WRITTEN REQUEST -> Leave out the pictures, then reproduce the rest of the material exactly.

RAW DATA ->
----

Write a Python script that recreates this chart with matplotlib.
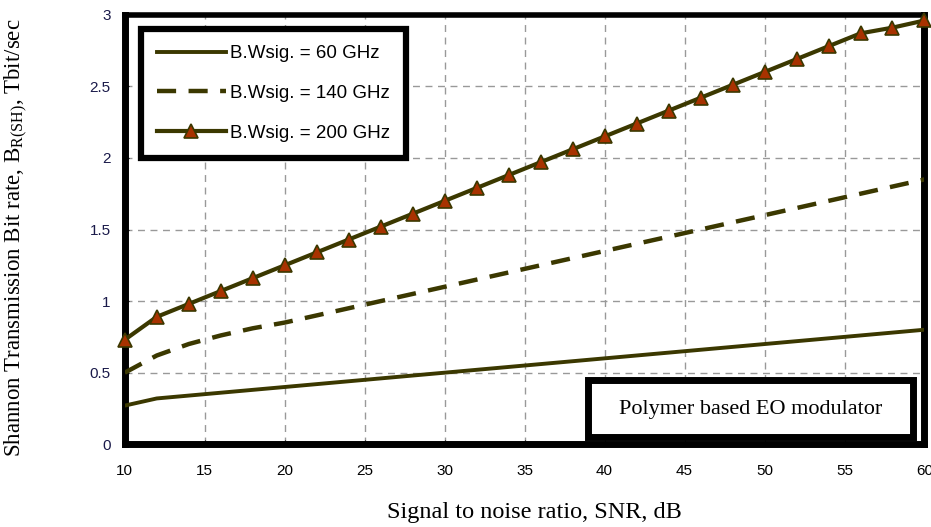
import numpy as np
import matplotlib.pyplot as plt
from matplotlib.patches import Rectangle

plt.rcParams.update({'font.family': ['Liberation Sans Narrow', 'Liberation Sans']})

snr = [10, 12, 14, 16, 18, 20, 22, 24, 26, 28, 30, 32, 34, 36, 38, 40,
       42, 44, 46, 48, 50, 52, 54, 56, 58, 60]
bw60 = [0.27, 0.32, 0.34, 0.36, 0.38, 0.40, 0.42, 0.44, 0.46, 0.48, 0.50,
        0.52, 0.54, 0.56, 0.58, 0.60, 0.62, 0.64, 0.66, 0.68, 0.70, 0.72,
        0.74, 0.76, 0.78, 0.80]
bw140 = [0.50, 0.62, 0.70, 0.76, 0.81, 0.85, 0.90, 0.95, 1.00, 1.05, 1.10,
         1.15, 1.20, 1.25, 1.30, 1.35, 1.40, 1.45, 1.50, 1.55, 1.60, 1.65,
         1.70, 1.75, 1.80, 1.85]
bw200 = [0.73, 0.89, 0.98, 1.07, 1.16, 1.25, 1.34, 1.43, 1.52, 1.61, 1.70,
         1.79, 1.88, 1.97, 2.06, 2.15, 2.24, 2.33, 2.42, 2.51, 2.60, 2.69,
         2.78, 2.87, 2.91, 2.96]
labels = ['B.Wsig. = 60 GHz', 'B.Wsig. = 140 GHz', 'B.Wsig. = 200 GHz']

olive = '#3b3800'
rust = '#a83200'

fig = plt.figure(figsize=(9.31, 5.27), dpi=100)
ax = fig.add_axes([0.134, 0.157, 0.859, 0.815])

ax.plot(snr, bw60, color=olive, lw=2.8, label=labels[0], zorder=3)
ax.plot(snr, bw140, color=olive, lw=3.2, ls=(0, (4.3, 2.8)), label=labels[1], zorder=3)
ax.plot(snr, bw200, color=olive, lw=3.0, marker='^', ms=10, mfc=rust,
        mec=olive, mew=1.2, label=labels[2], zorder=4, clip_on=False)

ax.set_xlim(10, 60)
ax.set_ylim(0, 3)
ax.set_xticks(np.arange(10, 61, 5))
ax.set_yticks([0, 0.5, 1, 1.5, 2, 2.5, 3])
ax.set_yticklabels(['0', '0.5', '1', '1.5', '2', '2.5', '3'])
ax.grid(True, color='#999999', ls=(0, (5, 4)), lw=1.0)
ax.tick_params(axis='x', length=3, pad=14, labelsize=11, direction='in')
ax.tick_params(axis='y', length=3, pad=10, labelsize=11, direction='in')
for t in ax.get_yticklabels():
    t.set_color('#1a1a4a')

ax.spines['left'].set_linewidth(5)
ax.spines['bottom'].set_linewidth(5)
ax.spines['top'].set_linewidth(4)
ax.spines['right'].set_linewidth(5)

ax.set_xlabel('Signal to noise ratio, SNR, dB', family='Liberation Serif',
              fontsize=17.5)
ax.xaxis.set_label_coords(0.512, -0.135)
ax.set_ylabel('Shannon Transmission Bit rate, B$_{\\mathregular{R(SH)}}$, Tbit/sec',
              family='Liberation Serif', fontsize=16.5)
ax.yaxis.set_label_coords(-0.119, 0.48)

leg = ax.legend(loc='upper left', bbox_to_anchor=(0.02, 0.966), borderaxespad=0,
                fancybox=False, edgecolor='black', fontsize=13.5, handlelength=3.7,
                handletextpad=0.2, labelspacing=1.2, borderpad=0.85, framealpha=1)
leg.get_frame().set_linewidth(4.5)

ax.add_patch(Rectangle((0.579, 0.016), 0.407, 0.133, transform=ax.transAxes,
                       fc='white', ec='black', lw=5, zorder=5))
ax.text(0.782, 0.082, 'Polymer based EO modulator', transform=ax.transAxes,
        family='Liberation Serif', fontsize=16, ha='center', va='center', zorder=6)

fig.savefig('out.png', dpi=100)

----

SOLUTION FOR THIS TASK ->
Write a Python script that recreates this chart with matplotlib.
import numpy as np
import matplotlib.pyplot as plt
from matplotlib.patches import Rectangle

plt.rcParams.update({'font.family': ['Liberation Sans Narrow', 'Liberation Sans']})

snr = [10, 12, 14, 16, 18, 20, 22, 24, 26, 28, 30, 32, 34, 36, 38, 40,
       42, 44, 46, 48, 50, 52, 54, 56, 58, 60]
bw60 = [0.27, 0.32, 0.34, 0.36, 0.38, 0.40, 0.42, 0.44, 0.46, 0.48, 0.50,
        0.52, 0.54, 0.56, 0.58, 0.60, 0.62, 0.64, 0.66, 0.68, 0.70, 0.72,
        0.74, 0.76, 0.78, 0.80]
bw140 = [0.50, 0.62, 0.70, 0.76, 0.81, 0.85, 0.90, 0.95, 1.00, 1.05, 1.10,
         1.15, 1.20, 1.25, 1.30, 1.35, 1.40, 1.45, 1.50, 1.55, 1.60, 1.65,
         1.70, 1.75, 1.80, 1.85]
bw200 = [0.73, 0.89, 0.98, 1.07, 1.16, 1.25, 1.34, 1.43, 1.52, 1.61, 1.70,
         1.79, 1.88, 1.97, 2.06, 2.15, 2.24, 2.33, 2.42, 2.51, 2.60, 2.69,
         2.78, 2.87, 2.91, 2.96]
labels = ['B.Wsig. = 60 GHz', 'B.Wsig. = 140 GHz', 'B.Wsig. = 200 GHz']

olive = '#3b3800'
rust = '#a83200'

fig = plt.figure(figsize=(9.31, 5.27), dpi=100)
ax = fig.add_axes([0.134, 0.157, 0.859, 0.815])

ax.plot(snr, bw60, color=olive, lw=2.8, label=labels[0], zorder=3)
ax.plot(snr, bw140, color=olive, lw=3.2, ls=(0, (4.3, 2.8)), label=labels[1], zorder=3)
ax.plot(snr, bw200, color=olive, lw=3.0, marker='^', ms=10, mfc=rust,
        mec=olive, mew=1.2, label=labels[2], zorder=4, clip_on=False)

ax.set_xlim(10, 60)
ax.set_ylim(0, 3)
ax.set_xticks(np.arange(10, 61, 5))
ax.set_yticks([0, 0.5, 1, 1.5, 2, 2.5, 3])
ax.set_yticklabels(['0', '0.5', '1', '1.5', '2', '2.5', '3'])
ax.grid(True, color='#999999', ls=(0, (5, 4)), lw=1.0)
ax.tick_params(axis='x', length=3, pad=14, labelsize=11, direction='in')
ax.tick_params(axis='y', length=3, pad=10, labelsize=11, direction='in')
for t in ax.get_yticklabels():
    t.set_color('#1a1a4a')

ax.spines['left'].set_linewidth(5)
ax.spines['bottom'].set_linewidth(5)
ax.spines['top'].set_linewidth(4)
ax.spines['right'].set_linewidth(5)

ax.set_xlabel('Signal to noise ratio, SNR, dB', family='Liberation Serif',
              fontsize=17.5)
ax.xaxis.set_label_coords(0.512, -0.135)
ax.set_ylabel('Shannon Transmission Bit rate, B$_{\\mathregular{R(SH)}}$, Tbit/sec',
              family='Liberation Serif', fontsize=16.5)
ax.yaxis.set_label_coords(-0.119, 0.48)

leg = ax.legend(loc='upper left', bbox_to_anchor=(0.02, 0.966), borderaxespad=0,
                fancybox=False, edgecolor='black', fontsize=13.5, handlelength=3.7,
                handletextpad=0.2, labelspacing=1.2, borderpad=0.85, framealpha=1)
leg.get_frame().set_linewidth(4.5)

ax.add_patch(Rectangle((0.579, 0.016), 0.407, 0.133, transform=ax.transAxes,
                       fc='white', ec='black', lw=5, zorder=5))
ax.text(0.782, 0.082, 'Polymer based EO modulator', transform=ax.transAxes,
        family='Liberation Serif', fontsize=16, ha='center', va='center', zorder=6)

fig.savefig('out.png', dpi=100)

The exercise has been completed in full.